Power Quality Solutions
We provide a comprehensive program of predictive and proactive care of your building’s electrical system, helping to prevent downtime and remove safety hazards. We offer energized and de-energized services utilizing state-of-the-art test equipment and reporting.
Since the 1980’s the commercial and industrial community have greatly increased their use of electronics and electronic switching devices. Examples of these devices are switch mode power supplies, AC motor inverter drives, computers, high frequency welders, battery chargers, variable frequency drives, electronic light ballasts and uninterruptible power supplies. These types of loads are known as nonlinear loads. Nonlinear loads cause distortion of the voltage and current waveforms of AC power resulting in harmonic currents and voltage distortion.
The effects of power quality can be seen in almost every type of facility. Some are minimal while others you may see often and not even realize the true cause and effect.
- Interference of communication systems.
- Loss of data.
- Overheating of electrical and electronic components.
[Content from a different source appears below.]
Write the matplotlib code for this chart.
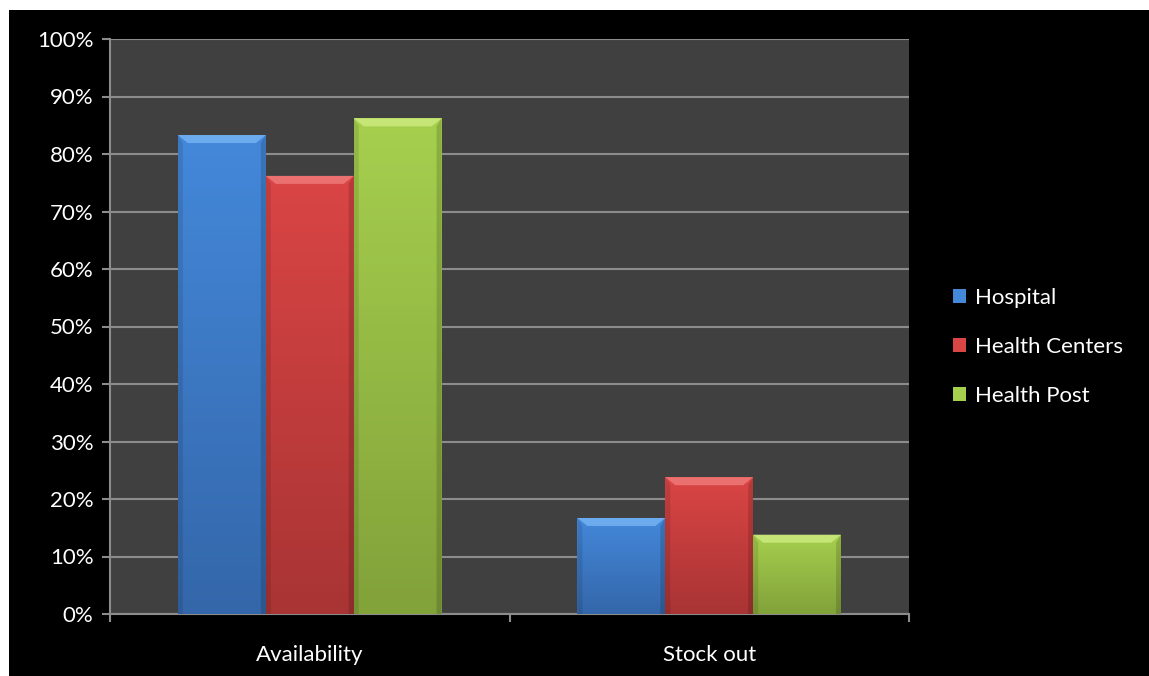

- Computer freeze or lock up.
- Premature failure of electric and electronic equipment.
- Unexplained equipment malfunction. Commonly referred to as ghost faults or intermittent faults. Equipment malfunctions with no obvious reason or explanation.
The downside is that normally what’s seen is the long term effect. Equipment can run days, weeks, and even years with power quality problems. Sensitive electronic equipment like anything else is just that. Some manufactures have taken measures in their designs to compensate a certain level of disturbance and some even require additional equipment such as surge protection, isolated and dedicated power supplies, shielded transformers and so forth to maintain warranty coverage following purchase and installation of the equipment. Unfortunately other manufacturers do not and that’s when the end user will suffer the outcome.
Power quality has always been a controversial topic and in recent years has become the highlight of many case studies. Grounding applications, shielded power, power filtering, and many other electrical engineering theories and concepts play a major role in the outcome of clean power.
Typically, as components begin to fail, there will be an increase in the intermittent or unexplainable fault conditions and more commonly this condition is overlooked if downtime is not being tracked or recorded properly. This can lead to a very serious downtime issue and more so extreme financial concerns. As operating costs continue to rise, companies are keeping less stock in spare parts. Imagine that you have five to ten PLC controllers in your facility. If all were the same, one spare would normally be sufficient. Now imagine all are powered from the same distribution service and there either has been or for some reason now has accelerated power quality problems and all five to ten controllers fail. In todays just in time delivery concept that type of downtime would be catastrophic to say the least.
A common engineering topic is how to maintain “clean” power. As there are several ways to accomplish this, all must be very carefully planned and designed. By trying to fix a problem, other problems can be created. An example would be adding a capacitor bank to the distribution system. In some cases this works very well, but in others it will only become a very costly mistake. Harmonics created by certain types of equipment such as high frequency welders will destroy a capacitor. While in other circumstances, a capacitor will maintain a facilities power factor and provide financial savings in utility costs.
Careful planning, designing, and engineering are the key to any power distribution system. Every aspect of the facility, the equipment, and the process has to be factored into the final desired or required outcome in order to be safe and efficient.